Nuclear engineering students with wreck-hunting submersibleJimmy Lee (B.S.’15 NE, at left) and nuclear engineering student Chris Figueroa tested the submersible for evidence of contamination after its descent to find the U.S.S. Independence, sunken off the Farallon Islands. (Photo courtesy the researchers)

Radioactive wrecks?

Fall 2015 Berkeley Engineer
November 1, 2015
This article appeared in Berkeley Engineer magazine, Fall 2015

Marine archaeologists have a lot of things to think about while probing the deep for lost wrecks, but radiation exposure is normally not one of them. But exploring the U.S.S. Independence, which was scuttled in 1951 just south of the Farallon Islands, 40 miles off the coast of San Francisco, was a different story. The aircraft carrier has a radioactive history. First, the military used it as a target for atomic bomb tests at Bikini Atoll. Then it was loaded with 55-gallon drums of low-level radioactive waste and sent to the bottom of the Pacific, presumably for safekeeping.
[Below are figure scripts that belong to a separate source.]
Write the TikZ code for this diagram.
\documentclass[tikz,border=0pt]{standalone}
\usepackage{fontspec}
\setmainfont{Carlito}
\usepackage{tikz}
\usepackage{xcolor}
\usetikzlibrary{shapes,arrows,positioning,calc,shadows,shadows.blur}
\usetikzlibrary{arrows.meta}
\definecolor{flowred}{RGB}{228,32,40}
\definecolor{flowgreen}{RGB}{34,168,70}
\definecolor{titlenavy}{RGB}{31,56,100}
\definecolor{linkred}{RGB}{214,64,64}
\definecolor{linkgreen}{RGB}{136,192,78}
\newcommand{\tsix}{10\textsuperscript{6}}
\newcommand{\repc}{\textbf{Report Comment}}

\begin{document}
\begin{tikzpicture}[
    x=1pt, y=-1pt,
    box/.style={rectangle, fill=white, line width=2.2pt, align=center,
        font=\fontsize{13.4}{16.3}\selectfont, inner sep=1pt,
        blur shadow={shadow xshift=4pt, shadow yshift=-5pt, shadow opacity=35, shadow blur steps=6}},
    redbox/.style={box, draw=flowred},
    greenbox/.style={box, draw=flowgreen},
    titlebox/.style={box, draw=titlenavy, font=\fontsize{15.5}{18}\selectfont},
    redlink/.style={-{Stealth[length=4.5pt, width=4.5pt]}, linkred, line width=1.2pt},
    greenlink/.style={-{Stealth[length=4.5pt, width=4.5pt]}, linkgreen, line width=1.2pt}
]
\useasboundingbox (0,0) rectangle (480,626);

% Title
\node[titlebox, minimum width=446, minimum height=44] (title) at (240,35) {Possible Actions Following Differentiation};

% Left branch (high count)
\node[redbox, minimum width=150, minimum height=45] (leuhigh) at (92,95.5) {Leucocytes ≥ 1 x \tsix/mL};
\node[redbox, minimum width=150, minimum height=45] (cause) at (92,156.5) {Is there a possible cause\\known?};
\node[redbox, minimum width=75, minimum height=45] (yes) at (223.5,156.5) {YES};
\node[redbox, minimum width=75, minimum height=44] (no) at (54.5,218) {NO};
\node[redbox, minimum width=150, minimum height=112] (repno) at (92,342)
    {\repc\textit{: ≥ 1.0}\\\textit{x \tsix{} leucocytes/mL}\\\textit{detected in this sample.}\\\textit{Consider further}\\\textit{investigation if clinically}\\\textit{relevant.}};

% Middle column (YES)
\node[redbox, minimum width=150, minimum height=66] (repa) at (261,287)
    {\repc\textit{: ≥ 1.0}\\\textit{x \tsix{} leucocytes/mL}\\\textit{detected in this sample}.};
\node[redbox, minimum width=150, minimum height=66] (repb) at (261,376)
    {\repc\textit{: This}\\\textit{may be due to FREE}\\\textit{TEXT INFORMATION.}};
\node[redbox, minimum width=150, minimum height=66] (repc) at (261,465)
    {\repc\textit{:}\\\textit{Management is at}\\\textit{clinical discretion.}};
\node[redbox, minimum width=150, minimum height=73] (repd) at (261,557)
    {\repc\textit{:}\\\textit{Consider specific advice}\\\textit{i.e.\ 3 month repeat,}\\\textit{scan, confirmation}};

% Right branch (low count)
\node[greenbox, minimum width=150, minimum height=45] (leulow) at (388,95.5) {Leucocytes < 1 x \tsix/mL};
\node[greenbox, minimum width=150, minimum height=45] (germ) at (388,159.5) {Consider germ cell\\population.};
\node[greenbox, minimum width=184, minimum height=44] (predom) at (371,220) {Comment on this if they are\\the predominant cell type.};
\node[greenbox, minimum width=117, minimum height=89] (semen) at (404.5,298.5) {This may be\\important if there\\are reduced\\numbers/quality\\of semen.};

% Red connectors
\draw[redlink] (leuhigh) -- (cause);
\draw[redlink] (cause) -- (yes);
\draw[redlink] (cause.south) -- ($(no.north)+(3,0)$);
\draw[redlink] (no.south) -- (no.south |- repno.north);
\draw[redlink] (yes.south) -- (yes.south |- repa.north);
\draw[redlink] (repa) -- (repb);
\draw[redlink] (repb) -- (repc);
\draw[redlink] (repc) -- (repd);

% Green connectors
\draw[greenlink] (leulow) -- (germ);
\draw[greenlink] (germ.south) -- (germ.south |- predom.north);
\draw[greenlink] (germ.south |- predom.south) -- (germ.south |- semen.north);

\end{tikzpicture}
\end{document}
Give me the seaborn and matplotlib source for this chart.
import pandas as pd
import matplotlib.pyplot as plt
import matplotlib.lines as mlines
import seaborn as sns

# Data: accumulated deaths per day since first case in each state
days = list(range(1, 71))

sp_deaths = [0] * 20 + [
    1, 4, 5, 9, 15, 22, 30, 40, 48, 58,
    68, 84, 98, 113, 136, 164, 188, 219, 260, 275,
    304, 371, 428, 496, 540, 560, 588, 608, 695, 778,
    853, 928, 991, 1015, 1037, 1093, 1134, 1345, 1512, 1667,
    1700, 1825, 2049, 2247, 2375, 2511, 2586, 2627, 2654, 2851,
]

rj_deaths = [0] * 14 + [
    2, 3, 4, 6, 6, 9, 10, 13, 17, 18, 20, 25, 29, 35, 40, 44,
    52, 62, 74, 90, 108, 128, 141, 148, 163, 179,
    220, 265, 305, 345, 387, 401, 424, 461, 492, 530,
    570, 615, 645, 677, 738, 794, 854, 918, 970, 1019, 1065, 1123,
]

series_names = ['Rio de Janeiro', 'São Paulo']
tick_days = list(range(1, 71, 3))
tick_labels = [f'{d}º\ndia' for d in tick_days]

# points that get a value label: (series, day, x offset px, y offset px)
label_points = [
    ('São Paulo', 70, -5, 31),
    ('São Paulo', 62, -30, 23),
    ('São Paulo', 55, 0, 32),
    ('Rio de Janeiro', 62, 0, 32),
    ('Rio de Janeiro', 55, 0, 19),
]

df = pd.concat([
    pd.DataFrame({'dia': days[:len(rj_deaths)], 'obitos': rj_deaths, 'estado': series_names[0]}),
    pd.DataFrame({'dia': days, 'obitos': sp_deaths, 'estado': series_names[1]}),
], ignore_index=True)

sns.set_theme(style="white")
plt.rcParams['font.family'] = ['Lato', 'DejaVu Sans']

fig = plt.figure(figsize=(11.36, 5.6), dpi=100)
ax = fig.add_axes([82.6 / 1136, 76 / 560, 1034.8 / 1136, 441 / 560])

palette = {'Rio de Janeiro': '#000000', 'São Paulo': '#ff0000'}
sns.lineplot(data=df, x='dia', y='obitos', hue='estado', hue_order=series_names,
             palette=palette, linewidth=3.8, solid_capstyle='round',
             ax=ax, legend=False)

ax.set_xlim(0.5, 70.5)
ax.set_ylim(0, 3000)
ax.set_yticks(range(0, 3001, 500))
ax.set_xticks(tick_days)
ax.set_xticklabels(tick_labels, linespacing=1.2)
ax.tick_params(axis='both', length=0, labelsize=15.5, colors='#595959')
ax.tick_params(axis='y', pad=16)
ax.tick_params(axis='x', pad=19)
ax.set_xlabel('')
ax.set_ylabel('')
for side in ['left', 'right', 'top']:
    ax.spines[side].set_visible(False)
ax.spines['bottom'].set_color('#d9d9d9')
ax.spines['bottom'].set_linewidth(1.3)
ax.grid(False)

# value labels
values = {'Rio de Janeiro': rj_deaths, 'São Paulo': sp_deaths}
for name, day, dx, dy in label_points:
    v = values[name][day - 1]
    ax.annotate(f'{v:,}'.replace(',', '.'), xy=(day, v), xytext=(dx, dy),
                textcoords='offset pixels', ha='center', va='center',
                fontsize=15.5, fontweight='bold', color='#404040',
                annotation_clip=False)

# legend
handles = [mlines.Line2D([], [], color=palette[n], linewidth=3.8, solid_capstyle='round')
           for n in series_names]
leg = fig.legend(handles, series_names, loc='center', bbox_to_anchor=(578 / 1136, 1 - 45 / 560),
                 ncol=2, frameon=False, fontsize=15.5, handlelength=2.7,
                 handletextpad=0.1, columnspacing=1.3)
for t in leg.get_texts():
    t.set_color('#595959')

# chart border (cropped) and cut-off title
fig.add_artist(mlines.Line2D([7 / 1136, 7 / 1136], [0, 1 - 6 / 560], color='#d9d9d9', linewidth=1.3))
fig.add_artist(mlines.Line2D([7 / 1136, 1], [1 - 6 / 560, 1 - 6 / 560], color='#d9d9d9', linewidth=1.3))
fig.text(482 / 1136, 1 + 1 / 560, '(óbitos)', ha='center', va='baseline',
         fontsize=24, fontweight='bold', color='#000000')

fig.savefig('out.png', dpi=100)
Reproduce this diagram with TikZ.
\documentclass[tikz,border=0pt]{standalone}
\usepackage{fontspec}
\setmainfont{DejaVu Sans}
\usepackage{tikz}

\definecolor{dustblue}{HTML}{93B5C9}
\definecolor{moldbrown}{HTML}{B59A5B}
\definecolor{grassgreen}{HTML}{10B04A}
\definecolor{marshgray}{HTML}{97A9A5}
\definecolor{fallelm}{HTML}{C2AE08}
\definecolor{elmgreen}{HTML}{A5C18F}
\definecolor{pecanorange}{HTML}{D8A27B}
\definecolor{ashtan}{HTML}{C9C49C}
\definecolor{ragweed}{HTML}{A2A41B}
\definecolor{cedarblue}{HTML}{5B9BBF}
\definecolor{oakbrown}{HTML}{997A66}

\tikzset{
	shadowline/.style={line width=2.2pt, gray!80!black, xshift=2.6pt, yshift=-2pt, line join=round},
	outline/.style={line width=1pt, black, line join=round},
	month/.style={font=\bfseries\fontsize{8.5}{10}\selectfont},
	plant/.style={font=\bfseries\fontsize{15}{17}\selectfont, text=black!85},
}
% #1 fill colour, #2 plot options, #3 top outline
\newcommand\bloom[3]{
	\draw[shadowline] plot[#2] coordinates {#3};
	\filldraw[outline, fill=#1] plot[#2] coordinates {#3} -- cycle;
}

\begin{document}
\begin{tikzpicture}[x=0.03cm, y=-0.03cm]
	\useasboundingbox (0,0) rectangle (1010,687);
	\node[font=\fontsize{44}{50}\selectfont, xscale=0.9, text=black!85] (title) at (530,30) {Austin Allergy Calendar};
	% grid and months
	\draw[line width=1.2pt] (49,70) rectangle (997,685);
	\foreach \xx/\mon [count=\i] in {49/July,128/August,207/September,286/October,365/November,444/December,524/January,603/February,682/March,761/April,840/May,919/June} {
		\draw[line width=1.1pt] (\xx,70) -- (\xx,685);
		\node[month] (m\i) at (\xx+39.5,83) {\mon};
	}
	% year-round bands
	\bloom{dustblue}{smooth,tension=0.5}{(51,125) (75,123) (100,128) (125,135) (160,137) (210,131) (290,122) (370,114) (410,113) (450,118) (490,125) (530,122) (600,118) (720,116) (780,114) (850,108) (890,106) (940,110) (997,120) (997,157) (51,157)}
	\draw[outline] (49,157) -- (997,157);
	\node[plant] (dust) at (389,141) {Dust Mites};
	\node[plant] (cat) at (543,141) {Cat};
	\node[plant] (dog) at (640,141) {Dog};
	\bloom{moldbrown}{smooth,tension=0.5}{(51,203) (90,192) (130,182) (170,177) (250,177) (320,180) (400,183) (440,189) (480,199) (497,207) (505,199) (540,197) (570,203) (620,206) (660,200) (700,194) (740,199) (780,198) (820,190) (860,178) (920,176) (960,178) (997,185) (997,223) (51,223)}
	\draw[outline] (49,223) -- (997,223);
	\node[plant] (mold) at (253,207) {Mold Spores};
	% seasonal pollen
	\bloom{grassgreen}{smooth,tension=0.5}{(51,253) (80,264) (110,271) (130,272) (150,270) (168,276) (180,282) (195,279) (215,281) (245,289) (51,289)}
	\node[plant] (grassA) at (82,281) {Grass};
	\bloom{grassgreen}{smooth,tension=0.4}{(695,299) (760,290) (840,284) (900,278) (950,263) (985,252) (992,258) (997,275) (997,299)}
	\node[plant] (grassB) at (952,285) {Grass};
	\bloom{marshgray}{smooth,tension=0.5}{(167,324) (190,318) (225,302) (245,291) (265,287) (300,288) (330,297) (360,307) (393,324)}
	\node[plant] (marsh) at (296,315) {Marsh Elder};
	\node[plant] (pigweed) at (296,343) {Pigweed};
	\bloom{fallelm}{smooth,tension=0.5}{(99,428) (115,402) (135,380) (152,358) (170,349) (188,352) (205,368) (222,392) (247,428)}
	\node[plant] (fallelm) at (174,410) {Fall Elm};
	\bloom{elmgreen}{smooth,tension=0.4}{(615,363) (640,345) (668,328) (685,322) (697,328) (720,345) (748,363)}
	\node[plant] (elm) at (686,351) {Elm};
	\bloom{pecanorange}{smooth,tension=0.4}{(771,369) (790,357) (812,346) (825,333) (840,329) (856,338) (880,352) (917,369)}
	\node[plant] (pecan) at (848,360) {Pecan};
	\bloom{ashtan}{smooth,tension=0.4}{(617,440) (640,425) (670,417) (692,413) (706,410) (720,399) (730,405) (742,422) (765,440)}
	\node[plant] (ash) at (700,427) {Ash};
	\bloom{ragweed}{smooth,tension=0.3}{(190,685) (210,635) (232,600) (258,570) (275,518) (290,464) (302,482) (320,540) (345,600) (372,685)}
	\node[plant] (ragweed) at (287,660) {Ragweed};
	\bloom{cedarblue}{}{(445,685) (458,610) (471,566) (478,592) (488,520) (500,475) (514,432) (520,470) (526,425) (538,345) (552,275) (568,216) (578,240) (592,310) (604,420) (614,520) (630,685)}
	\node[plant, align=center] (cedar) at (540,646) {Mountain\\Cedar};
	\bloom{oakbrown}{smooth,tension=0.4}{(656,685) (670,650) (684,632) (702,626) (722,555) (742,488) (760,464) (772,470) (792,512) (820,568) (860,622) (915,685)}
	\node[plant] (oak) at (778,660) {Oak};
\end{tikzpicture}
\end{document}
Sixty-four years later, marine archaeologists with the National Oceanic and Atmospheric Administration (NOAA) located the  wreckage, using an autonomous underwater vehicle to pinpoint its final resting place.

Concerned about contaminating their submersible, NOAA researchers turned to nuclear engineering professor Kai Vetter for help. Vetter explained that because water serves as an excellent shield, radiation extends only inches from contaminated materials. In any case, the 30-year half-lives of the isotopes in question means that only a quarter remain today.

Nonetheless, Vetter brought a team to Half Moon Bay to test the submersible. Sure enough, there was no evidence of contamination.